In the opening scene of Carmen, a flamenco dancer moves on a platform in the desert near the Mexican-U.S. border, her feet moving fast and long hair whipping in the wind. Two men arrive. One yells, “Where is she?” The dancer hits the platform harder, staring at the man as he raises a gun. She dances as if to banish him from the world. She ends with a stomp. He shoots her in the head. I buckle in for a wild ride. 

Carmen is a musical drama directed by Benjamin Millepied — a former principal in the New York City Ballet, director of dance in the Paris Opera Ballet and choreographer of Darren Aronofsky’s 2010 psychological horror Black Swan. The premise of Carmen is loosely based on the famous French opera of the same name. Starring Melissa Barrera (In the Heights, Scream V and VI) and rising indie sweetheart Paul Mescal (Aftersun) as star-crossed lovers, Carmen has so much potential. Sadly, the screenplay by Alexander Dinelaris (Birdman), Loïc Barrère and Millepied gives the actors little chance to shine. 

Mescal’s sad-eyed former Marine Aidan is volunteering with border patrol, a violent-go-lucky band of jerks who hunt fleeing migrants for sport. When one flies off the handle, Aidan kills him. The beautiful young Carmen — daughter of the murdered flamenco dancer — flees, and Aidan follows. They are now on the run, in search of a woman named Masilda whom Carmen’s mother had instructed her to find. Carmen and Aidan become lovers and endure a series of questionable decisions made by the film’s creators. 

They find Masilda in an L.A. nightclub. It’s glitzy and sophisticated and a little strange — and derivative of David Lynch, particularly of Muholland Drive, but I don’t mind because the story finally comes alive. Holding hands, Carmen and Aidan navigate the scene with caution. Dancers touch Carmen as she moves through the club, as if she were part of the choreography all along. A figure stands in the center of the stage, a shawl draped over her face. When she removes it, we see it is the great Rossy de Palma — a staple in Pedro Almodóvar’s films — and Carmen’s greatest asset. Glamorous and otherworldly as Masilda, de Palma provides much-needed levity in an overly somber story. She feels deeply and loves completely, embracing Carmen the moment she discovers her identity. “If I were 50 years younger,” she says to Aidan, “I would [makes guttural sucking noise] like a plate of chilaquiles.” Honestly, we love to see it. 
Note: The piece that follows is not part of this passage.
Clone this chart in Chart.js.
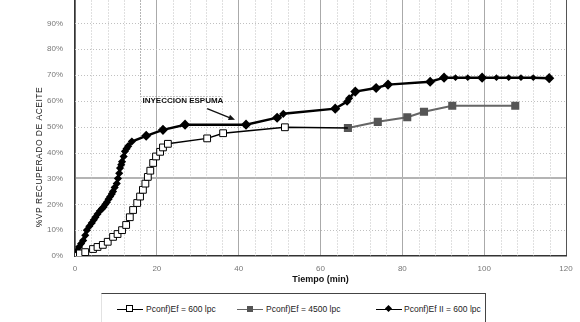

Despite de Palma’s magnetism, Carmen fails to coalesce because the filmmakers chose style over substance. Director of photography Jörg Widmer often works with Terrence Malick, and the cinematography is as soaring as you’d expect — particularly during the masterful but displaced dance sequences. But at other times, his decisions — or perhaps those of Millepied — undercut the story. A scene is shot through the windows of the car for no apparent reason — we’re not watching from another character’s point of view, although this decision would make sense if we were. In such scenes, instead of revealing plot or character or anything at all, the shots are distracting.

Other contrivances give the film a strained pace. The songs, while fine unto themselves, slow down the story, and the urgency of Carmen and Aidan’s plight is delayed, when it’s felt at all. The score by Nicholas Britell (Moonlight, Succession) is gripping — operatic but contemporary, evocative and moody, but so much so that it overshadows everything else, swallowing an already meager story. It’s a shame. 

But what is really unforgivable in Carmen is the lack of development of the titular character. While we know much of Aidan’s past — his two tours in Afghanistan, his lingering PTSD, his family life, his damaged fellow soldiers — Carmen remains a mystery except in grief. We see her through Aidan’s gaze, and she is exoticized under these circumstances, as brown women have historically been in American film and television. Carmen departs from this only in the most relatable and best scene in the film, when Masilda forces the character’s grief out of her. Barrera can act, and it’s wrenching. We see exactly what we are missing during the other 110 minutes of the film. It gets more baffling from there — a fight club scene is accompanied by hordes of blood-thirsty men krumping, serving a heightened sense of realism that is absent in the rest of the film. As two characters spar, a rapper played by The D.O.C. — co-founder of Death Row Records and frequent collaborator with N.W.A. and Snoop Dogg, among many others — spits rhymes that are, honestly, not very good. I think he rhymes trauma with llama? It’s difficult to understand him because his vocals are overproduced. 

If for the stage, Carmen might be visionary. Benjamin Millepied is clearly a gifted choreographer. Hopefully, he’ll find his groove as a filmmaker. But if not, there’s always the artform he was clearly born to dominate.